** BEGIN Given data **
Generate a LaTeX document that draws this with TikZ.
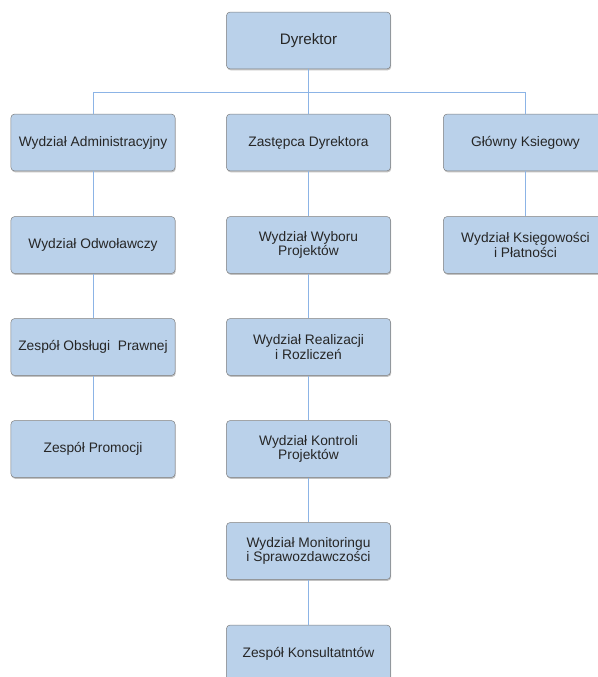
\documentclass[tikz,border=0pt]{standalone}
\usepackage{fontspec}
\setmainfont{Liberation Sans}
\usetikzlibrary{shadows}
\definecolor{boxfill}{RGB}{186,209,234}
\definecolor{boxline}{RGB}{125,125,125}
\definecolor{linkline}{RGB}{140,180,230}

\begin{document}
\begin{tikzpicture}[x=0.025cm,y=-0.025cm,every text node part/.style={align=center}]
  \tikzstyle{unit}=[rectangle,rounded corners=2.5pt,draw=boxline,line width=0.35pt,
    fill=boxfill,minimum width=4.1cm,minimum height=1.42cm,inner sep=1pt,
    text=black!85,font=\fontsize{9.8}{10.4}\selectfont,
    drop shadow={shadow xshift=0.5pt,shadow yshift=-1pt,opacity=0.4,fill=black!60}]
  \tikzstyle{link}=[draw=linkline,line width=0.7pt]

  \useasboundingbox (0,0) rectangle (598,677);
  \clip (0,0) rectangle (598,677);

  % top
  \node [unit,font=\fontsize{10.8}{12}\selectfont] (dyr) at (308.5,40.5) {Dyrektor};
  \coordinate (bus) at (308.5,92);

  % first level
  \node [unit] (adm) at (93,142.5) {Wydział Administracyjny};
  \node [unit] (zas) at (308.5,142.5) {Zastępca Dyrektora};
  \node [unit] (ksg) at (525.5,142.5) {Główny Ksiegowy};

  % left column
  \node [unit] (odw) at (93,245) {Wydział Odwoławczy};
  \node [unit] (prw) at (93,347) {Zespół Obsługi~~Prawnej};
  \node [unit] (prm) at (93,449) {Zespół Promocji};

  % middle column
  \node [unit] (wyb) at (308.5,245) {Wydział Wyboru\\Projektów};
  \node [unit] (rea) at (308.5,347) {Wydział Realizacji\\i Rozliczeń};
  \node [unit] (kon) at (308.5,449) {Wydział Kontroli\\Projektów};
  \node [unit] (mon) at (308.5,551) {Wydział Monitoringu\\i Sprawozdawczości};
  \node [unit] (kns) at (308.5,653.5) {Zespół Konsultatntów};

  % right column
  \node [unit] (ksp) at (525.5,245) {Wydział Księgowości\\i Płatności};

  % connectors
  \draw [link] (dyr.south) -- (dyr.south |- bus);
  \draw [link] (adm.north) |- (ksg.north |- bus) -- (ksg.north);
  \draw [link] (zas.north) -- (zas.north |- bus);
  \draw [link] (adm) -- (odw) (odw) -- (prw) (prw) -- (prm);
  \draw [link] (zas) -- (wyb) (wyb) -- (rea) (rea) -- (kon) (kon) -- (mon) (mon) -- (kns);
  \draw [link] (ksg) -- (ksp);
\end{tikzpicture}
\end{document}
** END Given data **
### Task objective
Repeat the listing in full and exactly. Do not include any images.

### Completed task
Generate a LaTeX document that draws this with TikZ.
\documentclass[tikz,border=0pt]{standalone}
\usepackage{fontspec}
\setmainfont{Liberation Sans}
\usetikzlibrary{shadows}
\definecolor{boxfill}{RGB}{186,209,234}
\definecolor{boxline}{RGB}{125,125,125}
\definecolor{linkline}{RGB}{140,180,230}

\begin{document}
\begin{tikzpicture}[x=0.025cm,y=-0.025cm,every text node part/.style={align=center}]
  \tikzstyle{unit}=[rectangle,rounded corners=2.5pt,draw=boxline,line width=0.35pt,
    fill=boxfill,minimum width=4.1cm,minimum height=1.42cm,inner sep=1pt,
    text=black!85,font=\fontsize{9.8}{10.4}\selectfont,
    drop shadow={shadow xshift=0.5pt,shadow yshift=-1pt,opacity=0.4,fill=black!60}]
  \tikzstyle{link}=[draw=linkline,line width=0.7pt]

  \useasboundingbox (0,0) rectangle (598,677);
  \clip (0,0) rectangle (598,677);

  % top
  \node [unit,font=\fontsize{10.8}{12}\selectfont] (dyr) at (308.5,40.5) {Dyrektor};
  \coordinate (bus) at (308.5,92);

  % first level
  \node [unit] (adm) at (93,142.5) {Wydział Administracyjny};
  \node [unit] (zas) at (308.5,142.5) {Zastępca Dyrektora};
  \node [unit] (ksg) at (525.5,142.5) {Główny Ksiegowy};

  % left column
  \node [unit] (odw) at (93,245) {Wydział Odwoławczy};
  \node [unit] (prw) at (93,347) {Zespół Obsługi~~Prawnej};
  \node [unit] (prm) at (93,449) {Zespół Promocji};

  % middle column
  \node [unit] (wyb) at (308.5,245) {Wydział Wyboru\\Projektów};
  \node [unit] (rea) at (308.5,347) {Wydział Realizacji\\i Rozliczeń};
  \node [unit] (kon) at (308.5,449) {Wydział Kontroli\\Projektów};
  \node [unit] (mon) at (308.5,551) {Wydział Monitoringu\\i Sprawozdawczości};
  \node [unit] (kns) at (308.5,653.5) {Zespół Konsultatntów};

  % right column
  \node [unit] (ksp) at (525.5,245) {Wydział Księgowości\\i Płatności};

  % connectors
  \draw [link] (dyr.south) -- (dyr.south |- bus);
  \draw [link] (adm.north) |- (ksg.north |- bus) -- (ksg.north);
  \draw [link] (zas.north) -- (zas.north |- bus);
  \draw [link] (adm) -- (odw) (odw) -- (prw) (prw) -- (prm);
  \draw [link] (zas) -- (wyb) (wyb) -- (rea) (rea) -- (kon) (kon) -- (mon) (mon) -- (kns);
  \draw [link] (ksg) -- (ksp);
\end{tikzpicture}
\end{document}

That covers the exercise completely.